### WORK REQUIRED
Look for the string "matplotlib" and copy every line that has it.

### PROVIDED DATA
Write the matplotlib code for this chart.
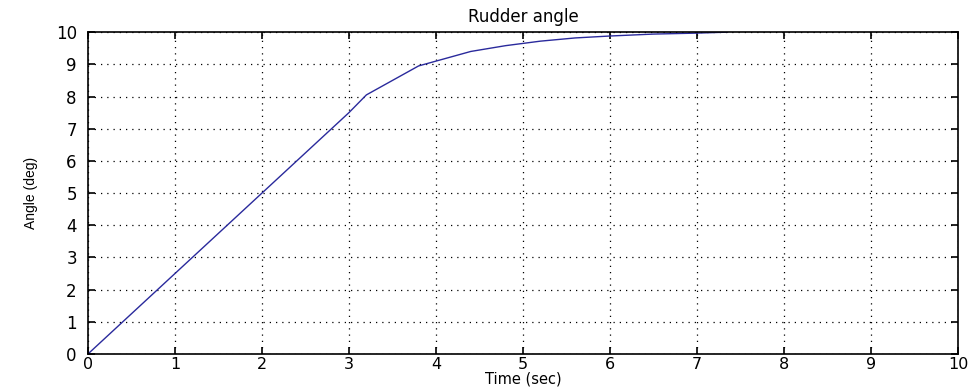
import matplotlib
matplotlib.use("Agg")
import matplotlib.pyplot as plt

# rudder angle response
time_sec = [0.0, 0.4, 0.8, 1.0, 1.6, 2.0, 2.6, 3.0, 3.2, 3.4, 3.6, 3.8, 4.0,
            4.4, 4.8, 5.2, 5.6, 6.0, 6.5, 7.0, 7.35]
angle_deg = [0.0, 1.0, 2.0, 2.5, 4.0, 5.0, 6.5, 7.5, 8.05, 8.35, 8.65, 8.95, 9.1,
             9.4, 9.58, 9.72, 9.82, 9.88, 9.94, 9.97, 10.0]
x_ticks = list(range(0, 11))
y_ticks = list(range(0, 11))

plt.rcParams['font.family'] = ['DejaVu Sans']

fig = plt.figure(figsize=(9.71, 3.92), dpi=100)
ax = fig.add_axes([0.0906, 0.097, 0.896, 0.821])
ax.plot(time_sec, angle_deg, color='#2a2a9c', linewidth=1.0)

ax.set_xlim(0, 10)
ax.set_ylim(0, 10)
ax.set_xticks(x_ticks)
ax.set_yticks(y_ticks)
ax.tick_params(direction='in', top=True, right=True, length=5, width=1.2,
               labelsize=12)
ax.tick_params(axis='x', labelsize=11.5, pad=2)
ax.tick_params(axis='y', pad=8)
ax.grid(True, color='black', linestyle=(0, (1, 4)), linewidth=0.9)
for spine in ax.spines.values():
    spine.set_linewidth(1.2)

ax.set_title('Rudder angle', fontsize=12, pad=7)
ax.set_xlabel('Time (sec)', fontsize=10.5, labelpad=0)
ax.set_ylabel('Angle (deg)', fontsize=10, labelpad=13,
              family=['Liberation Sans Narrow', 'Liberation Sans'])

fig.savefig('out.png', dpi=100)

### ANSWER TO THIS EXERCISE
Write the matplotlib code for this chart.
import matplotlib
matplotlib.use("Agg")
import matplotlib.pyplot as plt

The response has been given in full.